Cain’s Collection

Born in 1925 Cain Alexander was the result of a flapper-era fling that had the misfortune of growing up in depression-era New Orleans. For Cain and his mother, who raised him alone, posessions were few and hard to come by.

His mother, a well-known alcoholic, did little to support her son who by the age of 13 had already begun earning a meager living digging canals and clearing brush in the city. It was hard labor but it earned an honest wage that kept the small family afloat.

Cain had but one material pleasure: Baseball cards. He collected them obsessively, saving his few leftover pennies to buy cards from the golden and silver era. Cards today that are worth many tens of thousands of dollars, he had in perfect condition.

He was meticulous and fanatic in the care of his cards and was unbelievably thorough in the building of his collection. He took great pride in his work and received great satisfaction pouring over his well-cataloged and preserved collection.

But things changed in 1943. Having turned eighteen, Cain was drafted in to WWII. He served in the European theater and fought in the Battle of the Bulge, helping secure the Allied victory.

However, Cain did not come home to parades or parties.
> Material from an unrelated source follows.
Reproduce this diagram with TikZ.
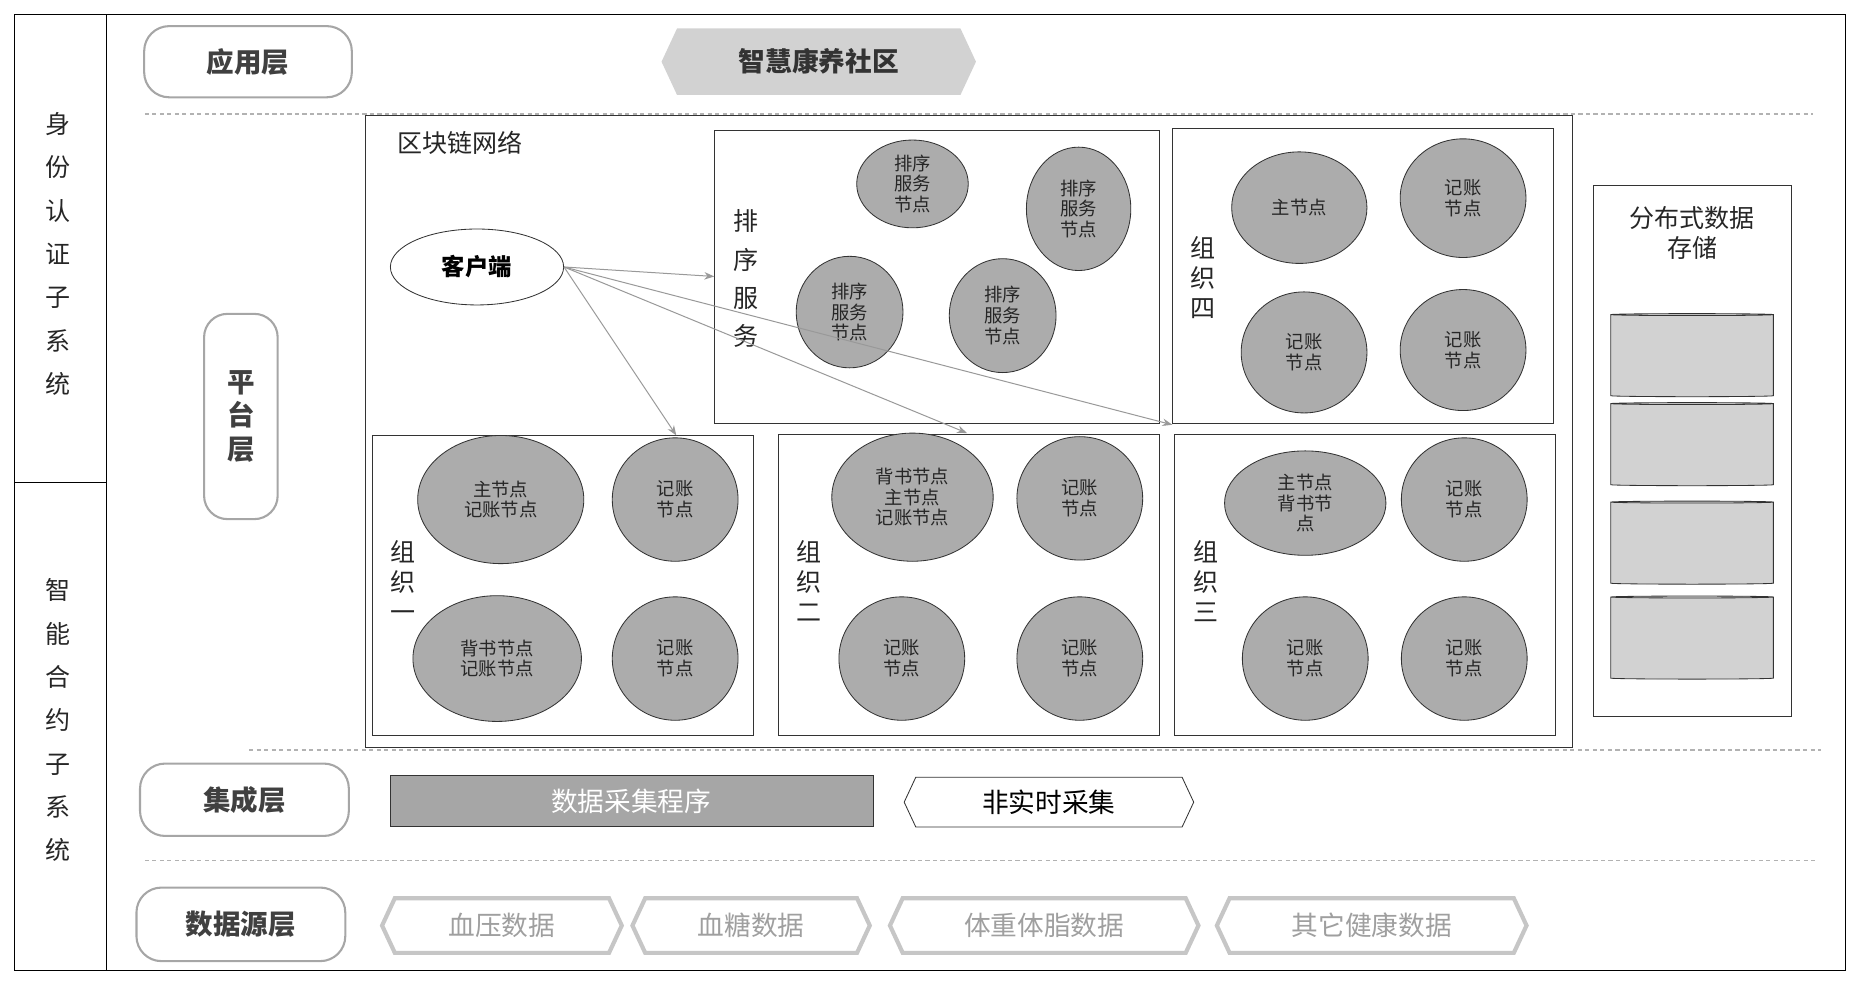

He returned home to find his mother his mother living destitute in their small apartment and his baseball card collection gone.

After an argument, Cain’s mother admitted she had sold the collection one week when money was tight. She pleaded with him, saying she needed the money for food and rent. But Cain looked around the apartment. The floor was littered with empty bottles of booze and the entire place reeked of cheap alcohol.

Cain picked up one of the bottles and thrust it into his mother’s face. “Is this what you spent the money on?” he said screaming.

“No,” she pleaded, “It’s not like that.”

Cain looked deep into his mother’s eyes and saw how lifeless they were. She was lying and she didn’t even care about it.

Then something within him snapped. Grabbing the neck of the bottle he swung it, striking his mother in the side of the head. She fell to the ground, bleeding and dying. Her skull crushed.

He hid the body, or at least most of it, under his house even though there was little need. It would be months before anyone noticed the reclusive Ms. Alexander was gone. When the police finally did come to ask about her, Cain simply said he hadn’t seen her since his return. It was widely assumed she was one of Dr. Loren’s unnamed victims, her alcohol problems having put her in and out of psychiatric hospitals in the past.

Cain, however, was never the same. He never bought another baseball card. Instead, he held onto a souvenier from his mother: Her skull. Carefully stripped to the bone and placed on a shelf, it became the first item in his new collection.

Using his job with the city, which he picked back up after returning, as cover, Cain learned the cesspools and the swamps of the town well. He also used his GI money to purchase a new house, one with a garage he could use as his “workshop”.

Over time, that garage became something of a torture chamber. A place where captured men and women were brought, held, killed and cut up so their various parts could be put in the appropriate collection.

It was only through sheer luck that Cain was stopped. A delivery man heard muffled screams coming from the garage when he brought a package to the wrong house. He called the police who quickly raided the garage. There, they found 22 skulls, of all kinds, as well as a vast array of body parts, torture devices and cutting tools.

Cain quickly became known as “The A-to-Z Killer” for his attempt to kill 26 people, one who’s name started with each letter in the alphabet. In the end, he fell four short.

However, in 2009, Bernie has brought Cain back for a little visit. The workshop is open again and you are invited inside. Be warned though, he may be looking for a skull with your letter on it.